How interesting. Look at the workshop information on page 3 of this Tower…Church Unique…explore what God sees in us…spirt-filled discussions and demographic information. Trinity already has a plan to revisit and remember and re-define who and how we are as God’s people here on the corner of Carpenter Ave. and E St. in Iron Mountain. How wonderful that Naomi Garcίa was already scheduled to come and be with us at Trinity…prior to any of those decisions that were made at the worldwide level in February 2019.

I don’t imagine that the Conference necessarily had a crystal ball in 2017 to know that two years later, 2019 would thrust our worldwide denomination into a liminal season, as we all try to grasp the events of General Conference in February. (See the April Tower, pages 1-2, for more details.) We are actually dealing with ‘liminality within liminality’ as we wait this week for a ruling from the Judicial Council. They meet April 23 – 26 in Evanston, Illinois to debate and decide on certain aspects of the Plan that was approved at the February General Conference in St. Louis. We are in an in-between zone as we wait to see what they say and then…seek to discern next steps for the Denomination, the Bishops, the Conferences, and the local churches. It could be big. It could be nominal. We just don’t know.

But what we do know is that God is with us.
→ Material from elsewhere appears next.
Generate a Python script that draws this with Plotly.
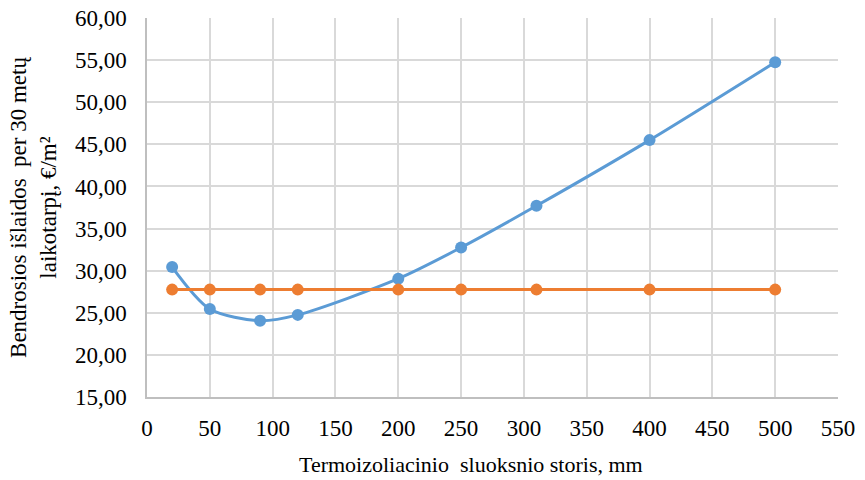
import plotly.graph_objects as go

# Insulation thickness, mm
thickness = [20, 50, 90, 120, 200, 250, 310, 400, 500]
# Total costs over 30 years, EUR/m2
total_costs = [30.43, 25.45, 24.05, 24.75, 29.05, 32.75, 37.7, 45.5, 54.75]
reference_costs = [27.75, 27.75, 27.75, 27.75, 27.75, 27.75, 27.75, 27.75, 27.75]

x_ticks = [0, 50, 100, 150, 200, 250, 300, 350, 400, 450, 500, 550]
y_ticks = [15, 20, 25, 30, 35, 40, 45, 50, 55, 60]

x_title = "Termoizoliacinio  sluoksnio storis, mm"
y_title = "Bendrosios išlaidos  per 30 metų<br>laikotarpį, €/m²"

BLUE = "#5b9bd5"
ORANGE = "#ed7d31"
FONT = "Liberation Serif, Times New Roman, serif"
TICK_FONT = dict(family=FONT, size=23, color="#000000")

fig = go.Figure()
fig.add_trace(go.Scatter(
    x=thickness, y=total_costs, mode="lines+markers",
    line=dict(color=BLUE, width=3, shape="spline", smoothing=0.8),
    marker=dict(color=BLUE, size=12),
    showlegend=False,
))
fig.add_trace(go.Scatter(
    x=thickness, y=reference_costs, mode="lines+markers",
    line=dict(color=ORANGE, width=3),
    marker=dict(color=ORANGE, size=12),
    showlegend=False,
))

fig.update_layout(
    width=865, height=480,
    margin=dict(l=147, r=27, t=18, b=83, autoexpand=False),
    paper_bgcolor="white", plot_bgcolor="white",
    separators=", ",
    font=dict(family=FONT, size=21, color="#000000"),
    annotations=[dict(
        text=x_title, xref="paper", yref="paper", x=0.469, y=-0.179,
        xanchor="center", yanchor="middle", showarrow=False,
        font=dict(family=FONT, size=22, color="#000000"),
    )],
)
fig.update_xaxes(
    range=[0, 550], tickvals=x_ticks, ticktext=[str(v) for v in x_ticks],
    showgrid=True, gridcolor="#d9d9d9", gridwidth=1.5,
    showline=True, linecolor="#bfbfbf", linewidth=1.5,
    zeroline=False, ticks="outside", ticklen=10, tickcolor="rgba(0,0,0,0)",
    tickfont=TICK_FONT,
)
fig.update_yaxes(
    range=[15, 60], tickvals=y_ticks, tickformat=".2f",
    showgrid=True, gridcolor="#d9d9d9", gridwidth=1.5,
    showline=True, linecolor="#bfbfbf", linewidth=1.5,
    zeroline=False, ticks="outside", ticklen=14, tickcolor="rgba(0,0,0,0)",
    tickfont=TICK_FONT,
    title=dict(text=y_title,
               font=dict(family=FONT, size=23, color="#000000"), standoff=12),
)

fig.write_html("out.html")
There are many, many ways for us to be faithful to God’s work—with each other and in the world—while we wait to hear how the people on the Judicial Council address the people’s work through The United Methodist Church. We, at Trinity, will be doing that liminal season work together at the workshops on April 27, May 11, and June 16. You can come too…and be part of moving through the end of one season in our life as a church and moving forward into the future.

No one can say exactly what that’s all going to look like, but that’s OK. We have each other for support. We have the power of God for strength. We have the love of Jesus Christ to guide us and guard us…that’s what Jesus does. And surely, the presence of the Holy Spirit is here among us. Always. Praise be to God.